UMD history prof. urges colleagues to reject resolution condemning Israel
- A University of Maryland history professor issued a public appeal to colleagues in the American Historical Association urging them to reject a resolution that he describes as a politically-motivated indictment of Israel.
A University of Maryland history professor issued a public appeal Sunday to colleagues in the American Historical Association, urging them to reject a resolution that he describes as a politically-motivated indictment of Israel.
“The resolution to be discussed at the upcoming annual meeting of the American Historical Association (AHA) essentially is an indictment of the policies of the government of Israel towards Palestinian universities in the West Bank and Gaza,” Prof. Jeffrey Herf, whose academic specialty is twentieth century German history, writes in an op-ed for History News Network.
“Many of us who oppose this and similar resolutions have done so because we believe that the AHA is a scholarly, not a political organization,” he added, noting that when an identical resolution came up at last year’s summit, “we successfully argued that as historians we have neither the knowledge nor expertise to evaluate conflicting factual assertions about events in Israel, the West Bank and Gaza.”
The resolution, which will come up for a vote on Saturday, is also opposed by the Alliance for Academic Freedom, a group consisting of “over [sic] 120 liberal and progressive scholars” that claims to criticize the Palestinian and Israeli causes objectively, with a particular emphasis on opposing academic boycotts and blacklists.
After outlining the AHA’s (hoped-for) support for the principles of academic freedom in general, the resolution lists several complaints against Israel, accusing the country’s government of systematically depriving Palestinian scholars of intercourse with the wider world, and of destroying educational institutions during conflicts with Palestinian terrorist groups.
“Israel’s restrictions on the movement of faculty, staff, and visitors in the West Bank impede the regular functioning of instruction and university activities at Palestinian institutions of higher learning,” the document asserts, for instance.
“Israel restricts the right to lecture, teach, or attend Palestinian universities by denying entry to foreign nationals, including U.S. citizens, thereby denying Palestinian educational institutions the rich experiences enjoyed in other universities worldwide,” it continues, separately decrying complementary restrictions on the ability of Palestinian scholars to travel abroad.
The resolution also claims that “during its siege of Gaza in 2014, Israel bombarded 14 institutions of higher learning, partially or completely destroying nine of them, including the Islamic University of Gaza, which houses the Oral History Center.”
More provocatively, it goes on to allege that “the Israeli military routinely invades university campuses in Jerusalem and the West Bank,” and pledges the AHA to a toothless condemnation of each of the restrictions listed.
In an effort to counter the resolution's contentions, Prof.
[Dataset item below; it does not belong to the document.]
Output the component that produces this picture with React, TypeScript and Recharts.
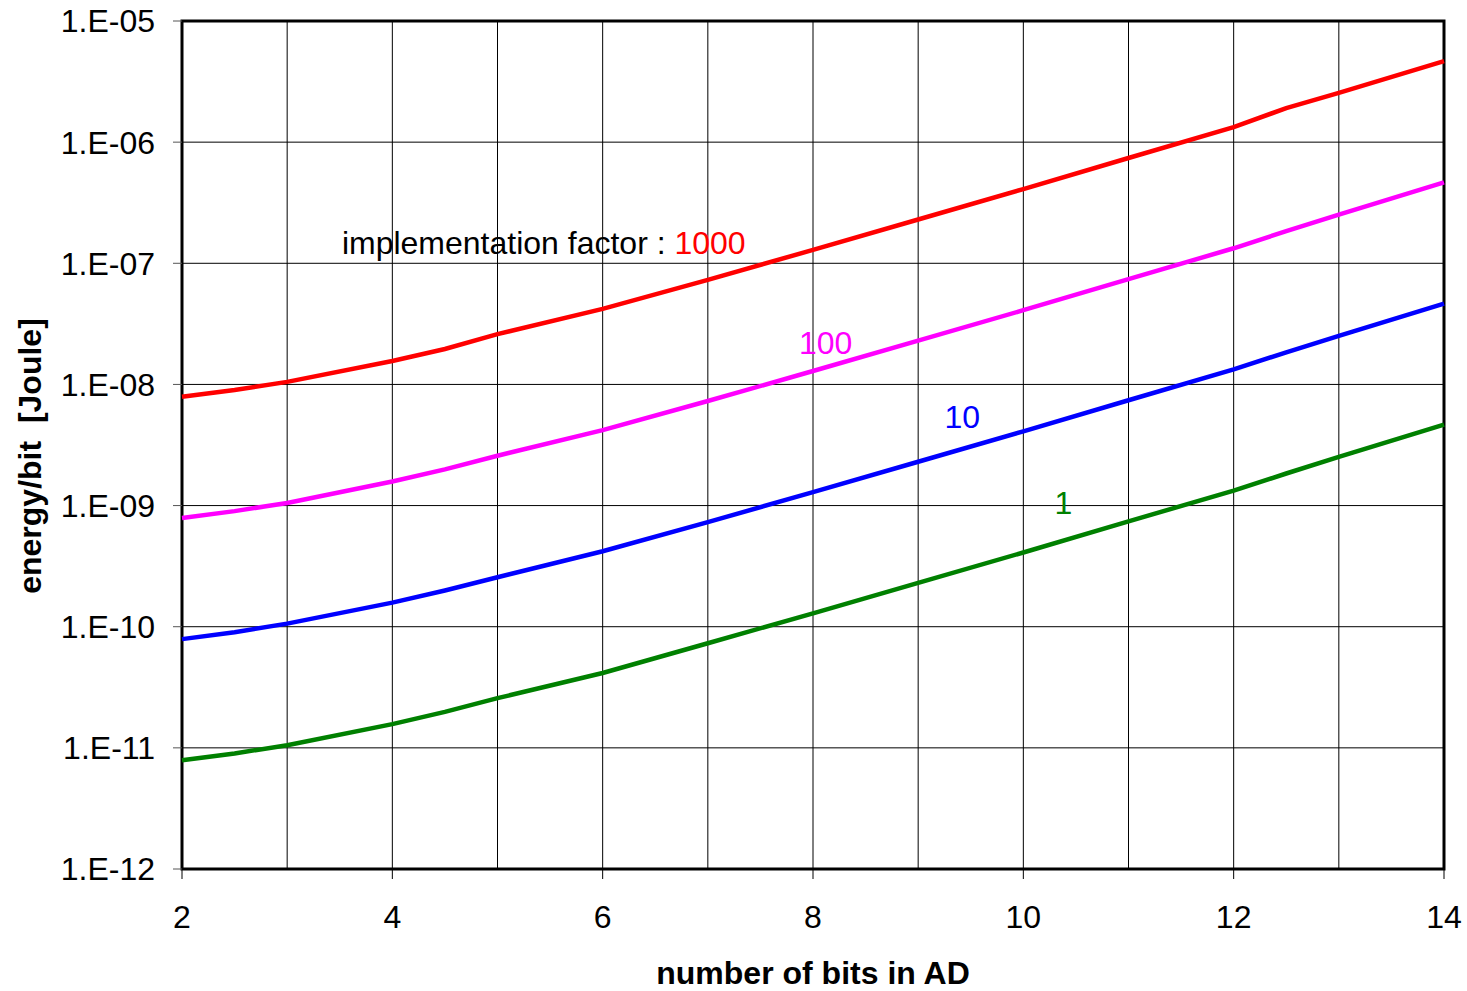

Herf reached out to the Israeli Embassy in Washington, D.C. and obtained a statement refuting the allegations against it.
“The accusation that Israel arbitrarily limits the entry of foreign nationals who are visiting to lecture, teach, or attend conferences at Palestinian universities is baseless,” the Embassy memo states emphatically. “There are no restrictions on foreign academics teaching in the West Bank.”
The memo explains that there are exceptions for individuals who represent “exceptional security concerns,” but maintains that it abides by the “routine procedure” outlined in its interim agreement with the Palestinian Authority.
As further evidence that it has not imposed the restrictions detailed in the AHA resolution, the Embassy points out that between 2005 and 2015, undergraduate attendance at Palestinian universities nearly doubled (from 129,000 to 209,000), while graduate student enrollment increased from 14,000 to 36,800 and faculty grew from 3,700 to 6,880.
The Embassy is even more comprehensive in addressing the allegation that the Israeli military had bombed and “invaded” Palestinian universities, outlining in detail how the terrorist group Hamas has used civilian facilities—including universities—as bases for military assets since taking control of Gaza in 2007.
“Regarding the attack on the Islamic University in Gaza,” the memo adds, “Israeli military intelligence officials learned that the University was being used by Hamas for building, testing, and launching of rockets from locations within the University grounds.”
Herf states in his column that while he personally finds the Embassy’s arguments plausible, AHA members do not need to accept the validity of that case in order to oppose the anti-Israel resolution, they merely need to “acknowledge the limits of our ability as historians to reach a judgment about the facts in dispute.”
History News Network reports that when an identical resolution was debated at last year's conference, it was defeated in a “surprisingly lopsided” vote of 51-144, which is also recounted extensively by Legal Insurrection.
Supporters of the resolution did receive a consolation prize, however, with the organization’s outgoing president announcing that her successor would devote half of her presidential sessions to the Israeli-Palestinian controversy, though the declaration also prompted a smattering of complaints from the crowd.